Mrs DeSousa chooses W.H. Mearns’ first stanza of Antigonish as a prologue:

“Yesterday, upon the stair,

I met a man who wasn’t there!

He wasn’t there again today,

Oh, how I wish he’d go away!”

It is an exceptionally inspired choice to outline what was to come into the book’s 198 pages. In recent times, it is not so common anymore for the reader to get such an original and cleverly built story, finely acted by the only two characters: Her Voice and His Voice. The novel guides us on a journey built on love, belief and dangerous delusions and a man who wasn’t there.

The plot revolves around a love story. incorporating everything desired, promised, and imagined from every love story since Adam and Eve, which explores powerful, tough love – no matter what form it comes in – which has the ability to heal, uplift, and even absolve us of (irrational) guilty emotions.

“Only I could make the decisions of what we should do next. Either I accept the delusions and continue, or I do not accept the damaged mind sleeping next to me.”

(Somehow, the author’s dilemma sounds very Hamletian to me: will She, like the Danish prince, “take arms against a sea of troubles”, or will She live a numb life and ignore the challenges of love?)

Lorraine DeSousa didn’t write this book alone:t she was the conductor of a full-time professional orchestra of masters including Edgar Allan Poe, John Lennon, Jonathan Swift, William Shakespeare, Terry Pratchett, Milan Kundera, Jean-Paul Sartre, Haruki Murakami and Pablo Nerudato name only a few. She had the golden ability to select the right short quotations from the above-mentioned masterminds and place them at the beginning of book chapters as an ingenious way to describe the content to come.

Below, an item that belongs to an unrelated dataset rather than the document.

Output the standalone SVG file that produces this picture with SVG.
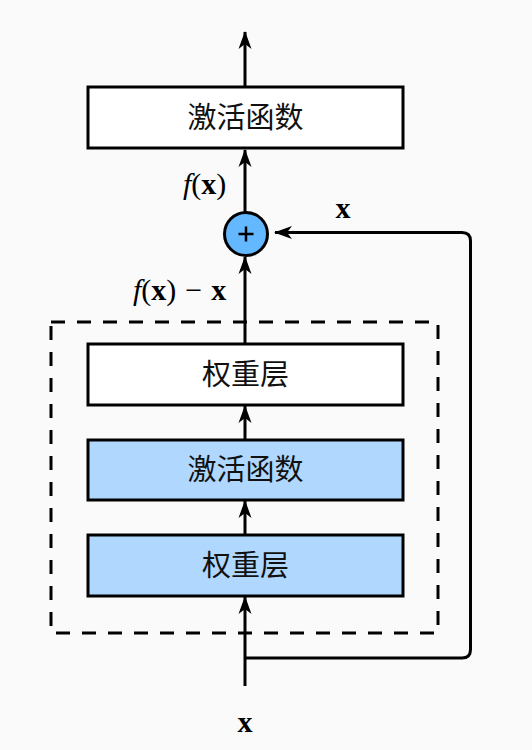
<svg xmlns="http://www.w3.org/2000/svg" width="532" height="750" viewBox="0 0 532 750">
<style>
.box{stroke:#000;stroke-width:3}
.w{fill:#fff}
.b{fill:#b0d8ff}
.lbl{font-family:"Noto Sans CJK SC","Noto Sans",sans-serif;font-size:29px;text-anchor:middle;fill:#111}
.m{font-family:"Liberation Serif","Times New Roman",serif;font-size:30px;fill:#000}
.ln{fill:none;stroke:#000;stroke-width:3}
</style>
<defs>
<marker id="ah" viewBox="0 0 18 14" refX="17" refY="7" markerWidth="18" markerHeight="14" markerUnits="userSpaceOnUse" orient="auto">
<path d="M18,7 L0,0.5 L5,7 L0,13.5 Z" fill="#000"/>
</marker>
</defs>
<rect width="532" height="750" fill="#fafafa"/>
<g id="connectors">
<line class="ln" x1="245" y1="87" x2="245" y2="32" marker-end="url(#ah)"/>
<line class="ln" x1="245" y1="212" x2="245" y2="150" marker-end="url(#ah)"/>
<line class="ln" x1="245" y1="344" x2="245" y2="257" marker-end="url(#ah)"/>
<line class="ln" x1="245" y1="440" x2="245" y2="406" marker-end="url(#ah)"/>
<line class="ln" x1="245" y1="535" x2="245" y2="501" marker-end="url(#ah)"/>
<line class="ln" x1="245" y1="686" x2="245" y2="597" marker-end="url(#ah)"/>
<path class="ln" d="M245,658 H462 Q470.5,658 470.5,649.5 V241 Q470.5,232.5 462,232.5 H275" marker-end="url(#ah)"/>
</g>
<g id="dashed">
<rect x="51" y="322" width="387" height="311" fill="none" stroke="#000" stroke-width="3" stroke-dasharray="14 12"/>
</g>
<g id="act-top">
<rect class="box w" x="88" y="87" width="315" height="61"/>
<text class="lbl" x="245.5" y="128">激活函数</text>
</g>
<g id="sum">
<circle cx="246" cy="234" r="21.5" fill="#64b8ff" stroke="#000" stroke-width="3"/>
<path d="M238.5,234 H253.5 M246,226.5 V241.5" stroke="#000" stroke-width="2.5"/>
</g>
<g id="weight2">
<rect class="box w" x="88" y="344" width="315" height="61"/>
<text class="lbl" x="245.5" y="385">权重层</text>
</g>
<g id="act">
<rect class="box b" x="88" y="440" width="315" height="60"/>
<text class="lbl" x="245.5" y="480">激活函数</text>
</g>
<g id="weight1">
<rect class="box b" x="88" y="535" width="315" height="61"/>
<text class="lbl" x="245.5" y="576">权重层</text>
</g>
<g id="labels">
<text class="m" x="183" y="194"><tspan font-style="italic">f</tspan>(<tspan font-weight="bold">x</tspan>)</text>
<text class="m" x="133" y="300"><tspan font-style="italic">f</tspan>(<tspan font-weight="bold">x</tspan>)<tspan dx="9">−</tspan><tspan dx="9" font-weight="bold">x</tspan></text>
<text class="m" x="343" y="218" text-anchor="middle" font-weight="bold">x</text>
<text class="m" x="245" y="732" text-anchor="middle" font-weight="bold">x</text>
</g>
</svg>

And last but not least, apart from being a great novel, Mrs DeSousa’s book contains many brilliant sentences which can be easily taken out of context and used as memorable standalone quotes; I shall only give you two examples:

“What people called crazy was simply a person in another reality to their own.”

“Who therefore has the right to say what is real and what is fiction?”

For the others, I warmly invite you to read the book.

Dan Costinas: “As far as I’m concerned, there are no good or bad books. Some resonate more with certain minds, while others resonate with others. Therefore, I am not entitled to tell anyone what they should and shouldn’t read. What I do is invite you to ponder whether this or another book resonates more with your mind. It’s as simple as that.”

If, after this wordy consideration, you still want to discover LORRAINE DeSOUSA’s DELUSIONS, you can find it on Amazon.es from €4.19 (Kindle Edition) up to €8.62 (paperback) or at Bertrand Livreiros from €4.18 (e-Book) up to €10.42 (paperback).

Second Chance by Lorraine DeSousa

A voice whispered to me, “This is you, wake up.”

As through some trap door in my mind I fell,

I sat in a place between what is and what’s not,

In nowhere and everywhere under a spell.

I stand and turn my shadow after the sun,

The only way to see is with your fingertips,

I try to find the square root of minus me,

Failing, I press my thumbs to the voice’s lips.

My throat closes up like a tulip at night,

Close to blindness I view the white wall,

Cigarettes, vodka, flickering sad images,

A perfect swan dive into my downfall.

I sit across from myself, face to face,

To confront the truth inside of me

We rock ourselves in this damaged boat,

A shipwreck seems tender in this angry sea.

Mother always hidden behind my eyebrows,

Tries to shout over the fury of the waves,

The wind gathers pace and hushes her cries,

Pushing her back to the sleeping one’s graves.

A human tongue cannot say what we agreed,

But floating on the water’s glittering dance,

I look towards chasing the living present.

Giving myself and love a second chance.